Space Shuttle is about the biggest launch system in use. Saturn V was somewhat bigger.
spaceflightnow.com
1800 GMT (2:00 p.m. EDT)
The international space station’s new solar arrays have been successfully deployed. The wings stretch some 240 feet from tip to tip.
Bookmarking.
spaceflightnow.com
WEDNESDAY, JUNE 13, 2007
1630 GMT (12:30 p.m. EDT)
Atlas has arrived at the launch pad for Thursday’s planned liftoff to deliver into orbit a clandestine satellite cargo for the U.S. National Reconnaissance Office.
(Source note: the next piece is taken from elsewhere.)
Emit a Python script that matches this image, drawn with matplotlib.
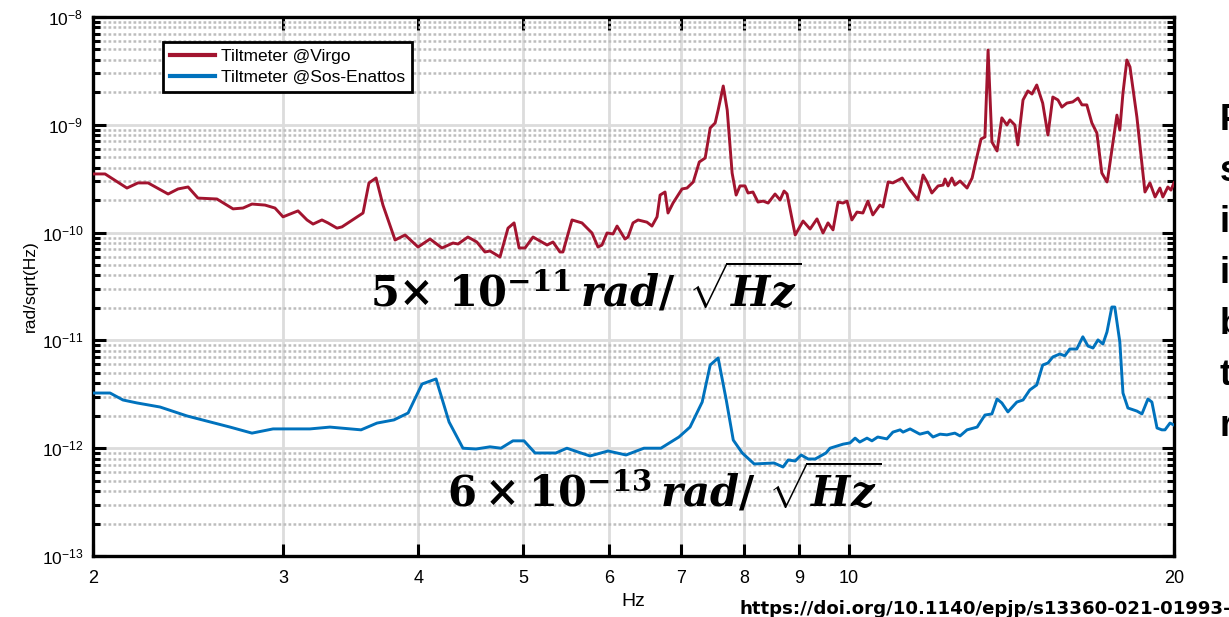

Making its 10th trip to space, the United Launch Alliance rocket is targeting an 11:18 a.m. EDT (1518 GMT) blastoff from Complex 41 at Cape Canaveral.
spaceflightnow.com
1842 GMT (2:42 p.m. EDT)
This is the 85th spacewalk devoted to station construction and maintenance since assembly began in 1998 and the second of four planned by the Atlantis astronauts. Going into today’s EVA, 47 NASA astronauts, 15 Russians, two Canadians and four fliers from Japan, Germany, France and Sweden had logged 515 hours and 20 minutes of spacewalk time building the international outpost.
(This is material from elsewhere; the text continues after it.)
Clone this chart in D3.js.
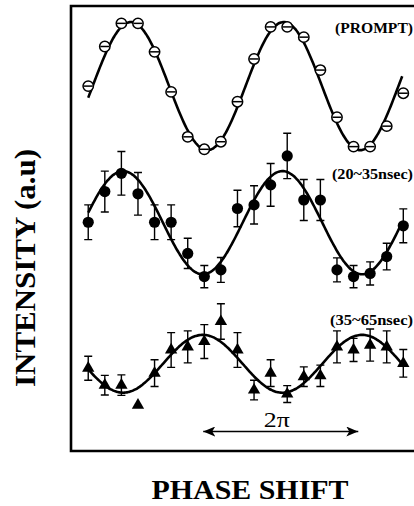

The gyro problem was mentioned by Hoagland a couple days ago. It is all over the MSM news today. There should be a thread on this from yesterday, although I didn’t see it then.
spaceflightnow.com
2145 GMT (5:45 p.m. EDT)
In a possible breakthrough, space station commander Fyodor Yurchikhin and flight engineer Oleg Kotov used a jumper cable to bypass a suspect secondary power supply switch today and successfully activated four of six navigation and command computers that appeared to malfunction earlier this week, NASA officials said.
spaceflightnow.com
1629 GMT (12:29 p.m. EDT)
The shuttle is quickly departing the immediate vicinity of the space station following separation burn No. 2 at 12:28 p.m. The ship should be about 45 miles behind the outpost by later tonight.
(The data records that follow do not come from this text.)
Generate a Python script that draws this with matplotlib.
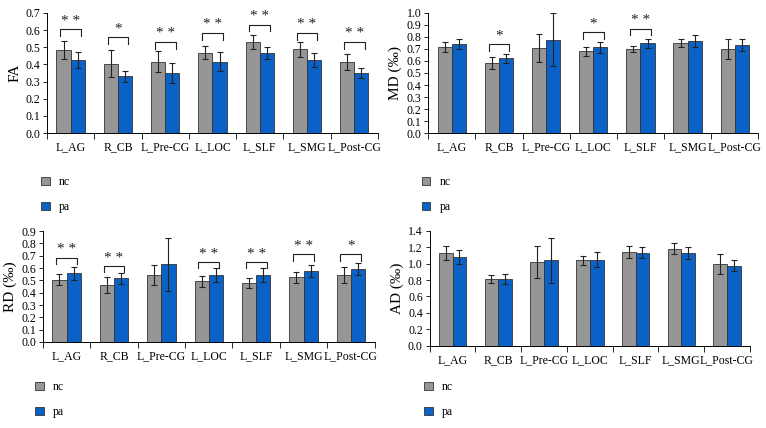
import matplotlib
matplotlib.use("Agg")
import matplotlib.pyplot as plt
import numpy as np

categories = ["L_AG", "R_CB", "L_Pre-CG", "L_LOC", "L_SLF", "L_SMG", "L_Post-CG"]

fa_nc = [0.485, 0.405, 0.416, 0.469, 0.530, 0.487, 0.413]
fa_nc_err = [0.053, 0.080, 0.063, 0.037, 0.043, 0.043, 0.047]
fa_pa = [0.426, 0.330, 0.350, 0.415, 0.467, 0.424, 0.350]
fa_pa_err = [0.045, 0.030, 0.060, 0.056, 0.033, 0.041, 0.027]
fa_sig = ["**", "*", "**", "**", "**", "**", "**"]
fa_bracket = [0.604, 0.557, 0.532, 0.583, 0.632, 0.583, 0.532]

md_nc = [0.715, 0.581, 0.707, 0.679, 0.701, 0.749, 0.701]
md_nc_err = [0.040, 0.050, 0.117, 0.036, 0.025, 0.036, 0.081]
md_pa = [0.740, 0.623, 0.777, 0.712, 0.746, 0.765, 0.732]
md_pa_err = [0.042, 0.036, 0.223, 0.047, 0.039, 0.047, 0.050]
md_sig = ["", "*", "", "*", "**", "", ""]
md_bracket = [0, 0.74, 0, 0.84, 0.869, 0, 0]

rd_nc = [0.505, 0.462, 0.546, 0.492, 0.478, 0.524, 0.546]
rd_nc_err = [0.046, 0.062, 0.080, 0.043, 0.038, 0.046, 0.064]
rd_pa = [0.556, 0.516, 0.632, 0.540, 0.540, 0.575, 0.594]
rd_pa_err = [0.049, 0.043, 0.215, 0.057, 0.057, 0.051, 0.051]
rd_sig = ["**", "**", "", "**", "**", "**", "*"]
rd_bracket = [0.685, 0.618, 0, 0.650, 0.650, 0.712, 0.712]

ad_nc = [1.124, 0.812, 1.019, 1.039, 1.140, 1.181, 0.994]
ad_nc_err = [0.085, 0.053, 0.194, 0.057, 0.069, 0.065, 0.126]
ad_pa = [1.080, 0.812, 1.039, 1.047, 1.132, 1.124, 0.974]
ad_pa_err = [0.085, 0.065, 0.276, 0.089, 0.065, 0.073, 0.065]
ad_sig = ["", "", "", "", "", "", ""]
ad_bracket = [0, 0, 0, 0, 0, 0, 0]

groups = ["nc", "pa"]

plt.rcParams['font.family'] = ['Liberation Serif', 'DejaVu Serif']

GRAY = "#969696"
BLUE = "#0a62c6"

fig = plt.figure(figsize=(7.66, 4.28), dpi=100)

panels = [
    dict(rect=[0.0614, 0.689, 0.432, 0.281], nc=fa_nc, nce=fa_nc_err, pa=fa_pa, pae=fa_pa_err,
         sig=fa_sig, br=fa_bracket, ymax=0.7, step=0.1, fmt="%.1f", ylabel="FA",
         leg=(0.048, 0.60)),
    dict(rect=[0.559, 0.689, 0.431, 0.281], nc=md_nc, nce=md_nc_err, pa=md_pa, pae=md_pa_err,
         sig=md_sig, br=md_bracket, ymax=1.0, step=0.1, fmt="%.1f", ylabel="MD (‰)",
         leg=(0.545, 0.60)),
    dict(rect=[0.056, 0.201, 0.433, 0.259], nc=rd_nc, nce=rd_nc_err, pa=rd_pa, pae=rd_pa_err,
         sig=rd_sig, br=rd_bracket, ymax=0.9, step=0.1, fmt="%.1f", ylabel="RD (‰)",
         leg=(0.040, 0.12)),
    dict(rect=[0.561, 0.192, 0.418, 0.269], nc=ad_nc, nce=ad_nc_err, pa=ad_pa, pae=ad_pa_err,
         sig=ad_sig, br=ad_bracket, ymax=1.4, step=0.2, fmt="%.1f", ylabel="AD (‰)",
         leg=(0.548, 0.12)),
]

x = np.arange(len(categories))
w = 0.3
for p in panels:
    ax = fig.add_axes(p["rect"])
    b1 = ax.bar(x - w / 2, p["nc"], w, color=GRAY, edgecolor="#333333", linewidth=0.6,
                yerr=p["nce"], capsize=2, error_kw=dict(elinewidth=0.8, capthick=0.8, ecolor="#222222"),
                label=groups[0])
    b2 = ax.bar(x + w / 2, p["pa"], w, color=BLUE, edgecolor="#333333", linewidth=0.6,
                yerr=p["pae"], capsize=2, error_kw=dict(elinewidth=0.8, capthick=0.8, ecolor="#222222"),
                label=groups[1])
    ymax = p["ymax"]
    ax.set_ylim(0, ymax)
    ax.set_xlim(-0.5, len(categories) - 0.5)
    ticks = np.arange(0, ymax + 1e-9, p["step"])
    ax.set_yticks(ticks)
    ax.set_yticklabels([p["fmt"] % t for t in ticks], fontsize=8.5)
    ax.set_xticks(x)
    ax.set_xticklabels(categories, fontsize=8.5)
    ax.tick_params(axis='x', length=0, pad=6)
    ax.set_xticks(np.arange(-0.5, len(categories) + 0.5, 1), minor=True)
    ax.tick_params(axis='x', which='minor', length=4, width=0.6, direction='out')
    ax.tick_params(axis='y', length=3, width=0.6, direction='out', pad=2)
    for s in ["top", "right"]:
        ax.spines[s].set_visible(False)
    ax.spines["left"].set_linewidth(0.7)
    ax.spines["bottom"].set_linewidth(0.7)
    ax.set_ylabel(p["ylabel"], fontsize=11, labelpad=3)
    leg_h = ymax * 0.057
    for i, (s, yb) in enumerate(zip(p["sig"], p["br"])):
        if not s:
            continue
        xl, xr = i - 0.22, i + 0.22
        ax.plot([xl, xl, xr, xr], [yb - leg_h, yb, yb, yb - leg_h], color="#222222", lw=0.8,
                clip_on=False)
        ax.text(i, yb + ymax * 0.012, " ".join(list(s)), ha="center", va="bottom",
                fontsize=11, color="#222222", clip_on=False)
    ax.legend(handles=[b1, b2], loc="upper left", bbox_to_anchor=p["leg"],
              bbox_transform=fig.transFigure, frameon=False, fontsize=8.5,
              handlelength=0.7, handleheight=0.7, labelspacing=1.1, handletextpad=0.8,
              borderaxespad=0)

fig.savefig("out.png", dpi=100)
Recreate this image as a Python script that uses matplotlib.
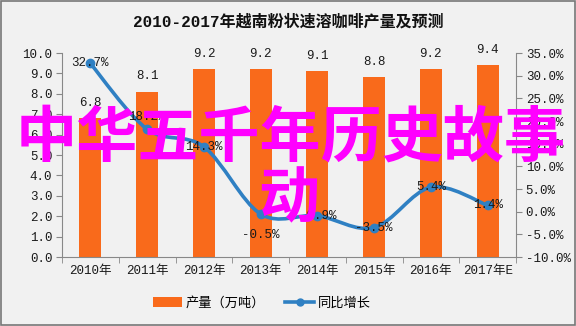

The Atlantis crew will perform another series of heat shield inspections this afternoon, then pack up the cabin and test flight controls on Wednesday. The deorbit burn to begin reentry is scheduled for 12:52 p.m. EDT Thursday, with a mid-day touchdown on Kennedy Space Center’s three-mile concrete runway at 1:54 p.m. EDT to conclude STS-117.
A backup landing opportunity at KSC is available an orbit later, with a deorbit burn at 2:28 p.m. and touchdown at 3:29 p.m. EDT. Weather could be a problem for both opportunities of the day.
The backup landing sites at Edwards Air Force Base, Calif., and White Sands Space Harbor, N.M., will not be considered on Thursday, NASA says.
The Friday landing times in Florida are 2:15 and 3:50 p.m. EDT. If weather forces the shuttle to Edwards, the landing opportunities for the Mojave Desert military base would be 5:20 and 6:55 p.m. EDT.
Y’all know the Shuttle is flying free from the ISS now and is due to land about this time tomorrow?